On 25 Nov 2002 16:23:00 +0200
Laaksonen Seppo <[email protected]> wrote:

> The general formula for the estimand based on MI is not rational for
> categorical variables. The average of multiply imputed categories provides
> usually a decimal, not any particular category (if gender is missing, the
> result may be between female and male). Hence, you have again to decide which
> of these several imputed values to use as the finally imputed value. Or
> otherwise, you have to build a new extended file with all imputed data sets
> (pooled data set so that each sampling weight has been divided by the number 
> of
> imputations), and to estimate your final distribution from this data set. Or
> are there other solutions?
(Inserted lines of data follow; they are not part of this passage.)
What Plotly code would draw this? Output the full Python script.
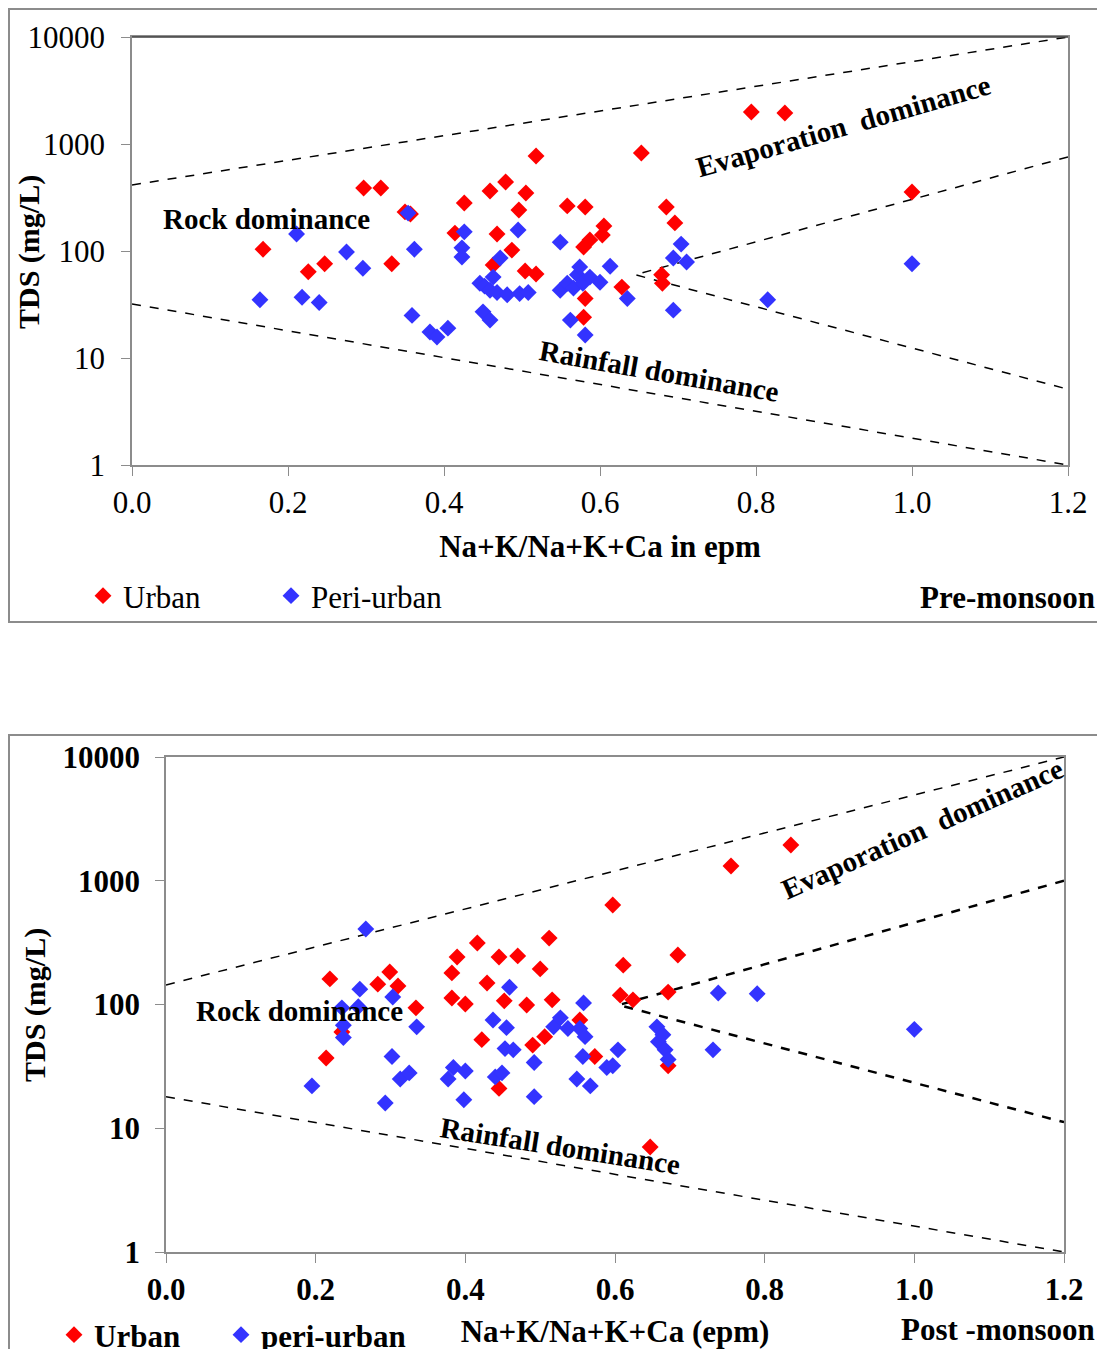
import plotly.graph_objects as go

# page body has an 8px margin: the figure covers page pixels 8..1105 x 8..1349
OX, OY = 8, 8
W, H = 1105 - OX, 1349 - OY
def px(x): return (x - OX) / W
def py(y): return 1 - (y - OY) / H

FONT = "Liberation Serif"
RED = "#FF0000"
BLUE = "#3333FF"

# ---------------- Pre-monsoon data ----------------
pre_urban_x = [0.168, 0.226, 0.247, 0.297, 0.319, 0.333, 0.350, 0.357, 0.414, 0.426, 0.459, 0.463,
               0.468, 0.479, 0.487, 0.496, 0.504, 0.505, 0.518, 0.518, 0.558, 0.579, 0.579, 0.581,
               0.581, 0.587, 0.603, 0.605, 0.628, 0.653, 0.679, 0.680, 0.685, 0.696, 0.794, 0.837, 1.0]
pre_urban_y = [104, 64, 76, 388, 388, 76, 232, 222, 147, 281, 364, 74,
               144, 442, 102, 242, 65, 348, 773, 61, 264, 109, 24, 258,
               36, 127, 141, 171, 46, 824, 60, 50, 258, 183, 1990, 1950, 356]

pre_peri_x = [0.164, 0.211, 0.218, 0.240, 0.275, 0.296, 0.354, 0.359, 0.362, 0.382, 0.391, 0.405,
              0.423, 0.423, 0.426, 0.446, 0.450, 0.452, 0.459, 0.459, 0.463, 0.468, 0.472, 0.481,
              0.495, 0.497, 0.508, 0.549, 0.549, 0.558, 0.562, 0.566, 0.571, 0.574, 0.578, 0.581,
              0.587, 0.600, 0.613, 0.635, 0.694, 0.694, 0.704, 0.711, 0.815, 1.0]
pre_peri_y = [35, 144, 37, 33, 98, 69, 226, 25, 104, 17.5, 15.7, 19,
              107, 88, 151, 50, 27, 47, 43, 22.6, 57, 41, 86, 39,
              157, 40, 41, 121, 43, 50, 22.6, 45, 60, 71, 50, 16.4,
              57, 51, 72, 36, 86, 28, 116, 79, 35, 76]

# Gibbs boundary lines (pre-monsoon)
pre_upper_x, pre_upper_y = [0.0, 1.2], [414, 10000]
pre_lower_x, pre_lower_y = [0.0, 1.2], [32, 1]
pre_mid_x, pre_mid_y = [1.2, 0.645, 1.2], [757, 60, 5.1]

# ---------------- Post-monsoon data ----------------
post_urban_x = [0.214, 0.219, 0.235, 0.283, 0.299, 0.310, 0.334, 0.382, 0.382, 0.389, 0.400, 0.416,
                0.422, 0.429, 0.445, 0.445, 0.452, 0.470, 0.482, 0.490, 0.500, 0.506, 0.512, 0.516,
                0.553, 0.573, 0.597, 0.607, 0.611, 0.624, 0.647, 0.671, 0.671, 0.684, 0.755, 0.835]
post_urban_y = [37, 161, 60, 146, 183, 141, 94, 180, 113, 242, 101, 314,
                52, 149, 242, 21, 107, 247, 99, 47, 194, 55, 344, 109,
                75, 38, 637, 119, 208, 109, 7.05, 126, 32, 251, 1315, 1945]

post_peri_x = [0.195, 0.235, 0.237, 0.237, 0.257, 0.259, 0.267, 0.293, 0.302, 0.303, 0.313, 0.325,
               0.335, 0.377, 0.384, 0.398, 0.400, 0.437, 0.440, 0.449, 0.453, 0.455, 0.459, 0.464,
               0.492, 0.492, 0.518, 0.527, 0.537, 0.549, 0.553, 0.557, 0.558, 0.560, 0.567, 0.589,
               0.597, 0.604, 0.656, 0.658, 0.664, 0.667, 0.671, 0.731, 0.738, 0.790, 1.0]
post_peri_y = [22, 94, 68, 54, 96, 133, 407, 16, 38, 115, 25, 28,
               66, 25, 31, 17, 29, 75, 26, 28, 44, 65, 138, 43,
               34, 18, 66, 78, 64, 25, 64, 38, 103, 55, 22, 31,
               32, 43, 66, 50, 57, 43, 36, 43, 124, 122, 63]

post_upper_x, post_upper_y = [0.0, 1.2], [144, 10000]
post_lower_x, post_lower_y = [0.0, 1.2], [18, 1]
post_mid_x, post_mid_y = [1.2, 0.605, 1.2], [1000, 99, 11.2]

x_ticks = [0.0, 0.2, 0.4, 0.6, 0.8, 1.0, 1.2]
y_ticks = [1, 10, 100, 1000, 10000]
y_tick_text = ["1", "10", "100", "1000", "10000"]

fig = go.Figure()

def add_lines(xs_list, ys_list, xa, ya, widths, dashes):
    for xs, ys, w, d in zip(xs_list, ys_list, widths, dashes):
        fig.add_trace(go.Scatter(x=xs, y=ys, mode="lines", xaxis=xa, yaxis=ya,
                                 line=dict(color="black", width=w, dash=d),
                                 showlegend=False, hoverinfo="skip"))

add_lines([pre_upper_x, pre_lower_x, pre_mid_x], [pre_upper_y, pre_lower_y, pre_mid_y],
          "x", "y", [1.5, 1.5, 1.5], ["dash", "dash", "dash"])
add_lines([post_upper_x, post_lower_x, post_mid_x], [post_upper_y, post_lower_y, post_mid_y],
          "x2", "y2", [1.5, 1.5, 2.5], ["dash", "dash", "dash"])

MS = 13
fig.add_trace(go.Scatter(x=pre_urban_x, y=pre_urban_y, mode="markers", name="Urban",
                         marker=dict(symbol="diamond", size=MS, color=RED),
                         xaxis="x", yaxis="y", legend="legend"))
fig.add_trace(go.Scatter(x=pre_peri_x, y=pre_peri_y, mode="markers", name="Peri-urban",
                         marker=dict(symbol="diamond", size=MS, color=BLUE),
                         xaxis="x", yaxis="y", legend="legend"))
fig.add_trace(go.Scatter(x=post_urban_x, y=post_urban_y, mode="markers", name="Urban",
                         marker=dict(symbol="diamond", size=MS, color=RED),
                         xaxis="x2", yaxis="y2", legend="legend2"))
fig.add_trace(go.Scatter(x=post_peri_x, y=post_peri_y, mode="markers", name="peri-urban",
                         marker=dict(symbol="diamond", size=MS, color=BLUE),
                         xaxis="x2", yaxis="y2", legend="legend2"))
# empty spacer entry so that the last legend text is not clipped
fig.add_trace(go.Scatter(x=[None], y=[None], mode="markers", name=" ",
                         marker=dict(symbol="diamond", size=MS, color="rgba(0,0,0,0)"),
                         xaxis="x2", yaxis="y2", legend="legend2", hoverinfo="skip"))

AX = "#8c8c8c"
common_x = dict(range=[0, 1.2], tickvals=x_ticks, tickformat=".1f", showgrid=False, zeroline=False,
                showline=True, linecolor=AX, linewidth=1.5, mirror=True, ticks="outside",
                ticklen=9, tickcolor=AX, automargin=False)
common_y = dict(type="log", range=[0, 4], tickvals=y_ticks, ticktext=y_tick_text, showgrid=False,
                zeroline=False, showline=True, linecolor=AX, linewidth=1.5, mirror=True,
                ticks="outside", ticklen=9, tickcolor=AX, automargin=False)

fig.update_layout(
    width=W, height=H, autosize=False,
    margin=dict(l=0, r=0, t=0, b=0, pad=0, autoexpand=False),
    paper_bgcolor="white", plot_bgcolor="white",
    font=dict(family=FONT, size=30, color="black"),
    xaxis=dict(domain=[px(132), px(1068)], anchor="y",
               tickfont=dict(family=FONT, size=31), ticklabelstandoff=0,
               title=dict(text="<b>Na+K/Na+K+Ca in epm</b>", font=dict(family=FONT, size=31), standoff=16),
               **common_x),
    yaxis=dict(domain=[py(465), py(37)], anchor="x",
               tickfont=dict(family=FONT, size=31), ticklabelstandoff=10, **common_y),
    xaxis2=dict(domain=[px(166), px(1064)], anchor="y2",
                tickfont=dict(family=FONT, size=31, weight="bold"), ticklabelstandoff=0,
                title=dict(text="<b>Na+K/Na+K+Ca (epm)</b>", font=dict(family=FONT, size=31), standoff=20),
                **common_x),
    yaxis2=dict(domain=[py(1252), py(757)], anchor="x2",
                tickfont=dict(family=FONT, size=31, weight="bold"), ticklabelstandoff=9, **common_y),
    legend=dict(orientation="h", x=px(83), y=py(596), xanchor="left", yanchor="middle",
                font=dict(family=FONT, size=31), entrywidth=143, entrywidthmode="pixels",
                bgcolor="rgba(0,0,0,0)", itemclick=False),
    legend2=dict(orientation="h", x=px(54), y=py(1335), xanchor="left", yanchor="middle",
                 font=dict(family=FONT, size=31, weight="bold"), entrywidth=122, entrywidthmode="pixels",
                 bgcolor="rgba(0,0,0,0)", itemclick=False),
    showlegend=True,
)

ann = []
def txt(x, y, s, size=30, angle=0, xanchor="center", bold=True):
    ann.append(dict(x=px(x), y=py(y), xref="paper", yref="paper", text=(f"<b>{s}</b>" if bold else s),
                    showarrow=False, textangle=angle, xanchor=xanchor, yanchor="middle",
                    font=dict(family=FONT, size=size, color="black")))

# Pre-monsoon labels
txt(29, 252, "TDS (mg/L)", size=30, angle=-90)
txt(266, 219, "Rock dominance", size=29)
txt(843, 126, "Evaporation&nbsp;&nbsp;dominance", size=29, angle=-16)
txt(659, 371, "Rainfall dominance", size=29, angle=10)
txt(1097, 597, "Pre-monsoon", size=31, xanchor="right")
# Post-monsoon labels
txt(35, 1005, "TDS (mg/L)", size=30, angle=-90)
txt(299, 1011, "Rock dominance", size=29)
txt(922, 829, "Evaporation&nbsp;&nbsp;dominance", size=29, angle=-24)
txt(560, 1146, "Rainfall dominance", size=29, angle=9)
txt(1097, 1329, "Post -monsoon", size=31, xanchor="right")
fig.update_layout(annotations=ann)

# Outer panel frames
fig.update_layout(shapes=[
    dict(type="rect", xref="paper", yref="paper", x0=px(9), x1=px(1103), y0=py(622), y1=py(9),
         line=dict(color="#8c8c8c", width=2), fillcolor="rgba(0,0,0,0)", layer="below"),
    dict(type="rect", xref="paper", yref="paper", x0=px(9), x1=px(1103), y0=py(1360), y1=py(735),
         line=dict(color="#8c8c8c", width=2), fillcolor="rgba(0,0,0,0)", layer="below"),
    # darker top frame line of the pre-monsoon plot area
    dict(type="line", xref="paper", yref="paper", x0=px(132), x1=px(1068), y0=py(37), y1=py(37),
         line=dict(color="#404040", width=1.5)),
])

fig.write_html("out.html")
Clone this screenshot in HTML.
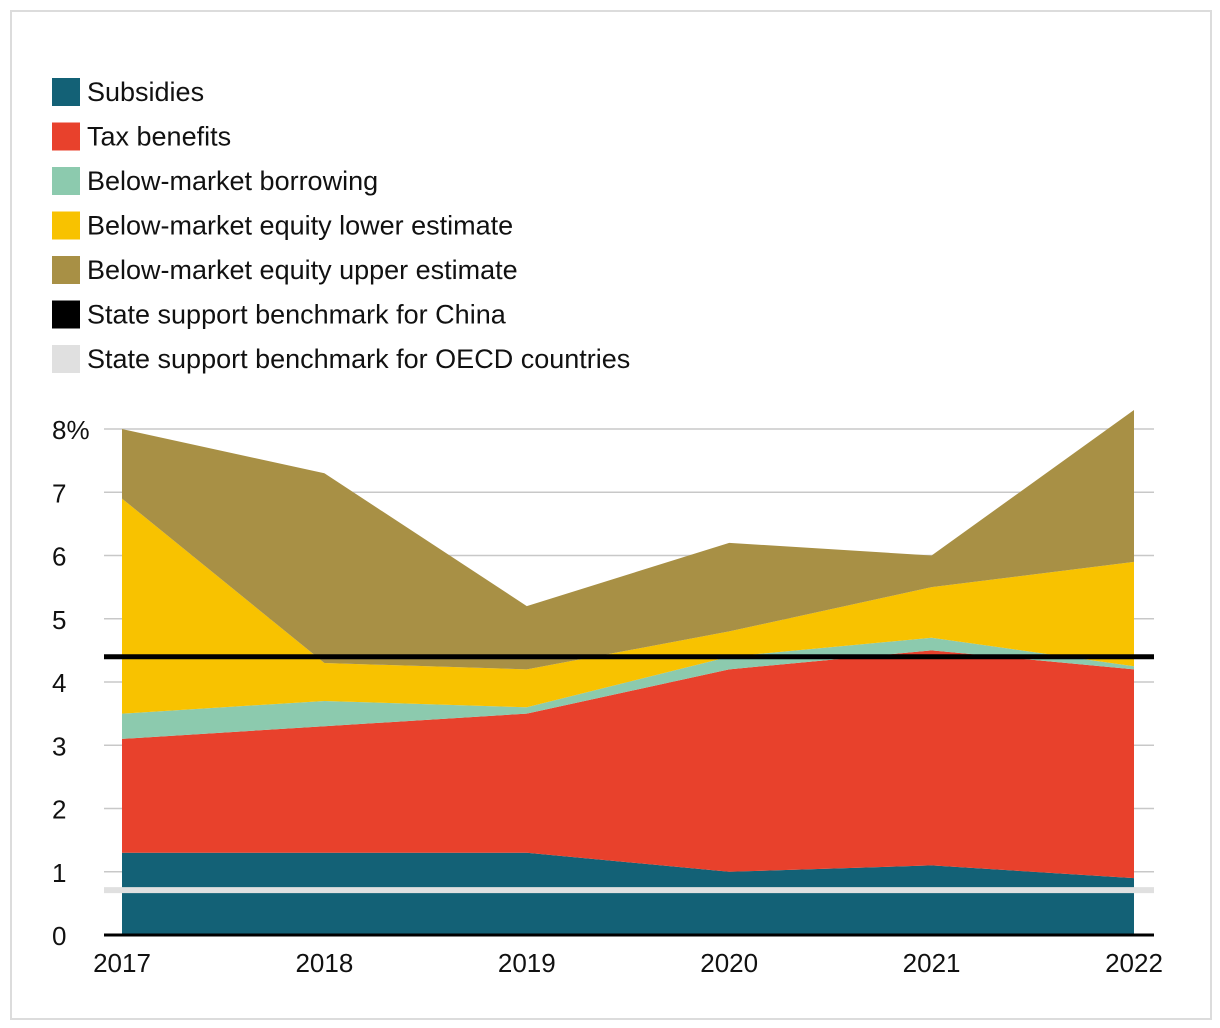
<!DOCTYPE html>
<html><head><meta charset="utf-8"><style>
body{margin:0;background:#fff;font-family:"Liberation Sans","DejaVu Sans",sans-serif;}
#frame{position:absolute;left:10px;top:10px;width:1198px;height:1006px;border:2px solid #dcdcdc;}
svg{position:absolute;left:0;top:0}
text{font-family:"Liberation Sans","DejaVu Sans",sans-serif;fill:#111}
</style></head><body>
<div id="frame"></div>
<svg id="chart" width="1220" height="1028"></svg>
<script>
const years=["2017","2018","2019","2020","2021","2022"];
const subsidies=[1.3,1.3,1.3,1.0,1.1,0.9];
const taxBenefits=[1.8,2.0,2.2,3.2,3.4,3.3];
const borrowing=[0.4,0.4,0.1,0.2,0.2,0.05];
const equityLower=[3.4,0.6,0.6,0.4,0.8,1.65];
const equityUpper=[1.1,3.0,1.0,1.4,0.5,2.4];
const chinaBenchmark=4.4;
const oecdBenchmark=0.71;
const yTicks=[0,1,2,3,4,5,6,7,8];
const seriesNames=["Subsidies","Tax benefits","Below-market borrowing","Below-market equity lower estimate","Below-market equity upper estimate"];
const seriesColors=["#136176","#e8412c","#8ccaae","#f8c200","#a89045"];
const legendItems=["Subsidies","Tax benefits","Below-market borrowing","Below-market equity lower estimate","Below-market equity upper estimate","State support benchmark for China","State support benchmark for OECD countries"];
const legendColors=["#136176","#e8412c","#8ccaae","#f8c200","#a89045","#000","#e0e0e0"];

const NS="http://www.w3.org/2000/svg";
const svg=document.getElementById('chart');
const x0=122,x1=1134,yBase=935,yTop=429;
const xs=i=>x0+(x1-x0)*i/(years.length-1);
const ys=v=>yBase-(yBase-yTop)*v/8;
function mk(t,a){const e=document.createElementNS(NS,t);for(const k in a)e.setAttribute(k,a[k]);svg.appendChild(e);return e;}

legendItems.forEach((n,i)=>{
  const cy=92+i*44.5;
  const r=mk('rect',{x:52,y:cy-14,width:28,height:28,fill:legendColors[i]});
  
  
  const t=mk('text',{x:87,y:cy+9,'font-size':27});
  t.textContent=n;
  
  
});

yTicks.forEach(v=>{
  if(v>0){const g=mk('line',{x1:104,x2:1154,y1:ys(v),y2:ys(v),stroke:'#c8c8c8','stroke-width':1.5});
  
  }
  const t=mk('text',{x:52,y:ys(v)+10,'font-size':26});
  t.textContent=v===8?'8%':String(v);
  
  
});

const series=[subsidies,taxBenefits,borrowing,equityLower,equityUpper];
let base=years.map(()=>0);
series.forEach((s,k)=>{
  const top=base.map((b,i)=>b+s[i]);
  let d='M'+top.map((v,i)=>xs(i)+','+ys(v)).join(' L');
  for(let i=years.length-1;i>=0;i--)d+=' L'+xs(i)+','+ys(base[i]);
  const p=mk('path',{d:d+'Z',fill:seriesColors[k]});
  
  
  base=top;
});

const oe=mk('line',{x1:104,x2:1154,y1:ys(oecdBenchmark),y2:ys(oecdBenchmark),stroke:'#e0e0e0','stroke-width':6});


const ch=mk('line',{x1:104,x2:1154,y1:ys(chinaBenchmark),y2:ys(chinaBenchmark),stroke:'#000','stroke-width':5});


const ax=mk('line',{x1:104,x2:1154,y1:yBase,y2:yBase,stroke:'#000','stroke-width':3});



years.forEach((y,i)=>{
  const t=mk('text',{x:xs(i),y:972,'font-size':26,'text-anchor':'middle'});
  t.textContent=y;
  
  
});
</script>
</body></html>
I really want to look various parameters (or their
> estimates) including maximum values, minimum values, ... frequency
> distributions, ..., not totals or means or regression coefficients.
> Seppo
> 
> 

That is not how you do multiple imputation.  You get the appropriate draws from 
the appropriate distribution of the multinomial variable, fit multiple models, 
and average the MODELS.  Possibilities for getting multiple imputations of 
multinomials include predictive mean matching (used in the R/S-Plus function 
aregImpute (http://hesweb1.med.virginia.edu/biostat/s/Hmisc.html) and using a 
polytomous logistic model as in the MICE library for R and S-Plus (see 
http://hesweb1.med.virginia.edu/biostat/rms for more information).   You can 
also consider single imputation in which dummy variables are replaced by 
probabilities of category membership (see work by Vach, Schemper, and others).  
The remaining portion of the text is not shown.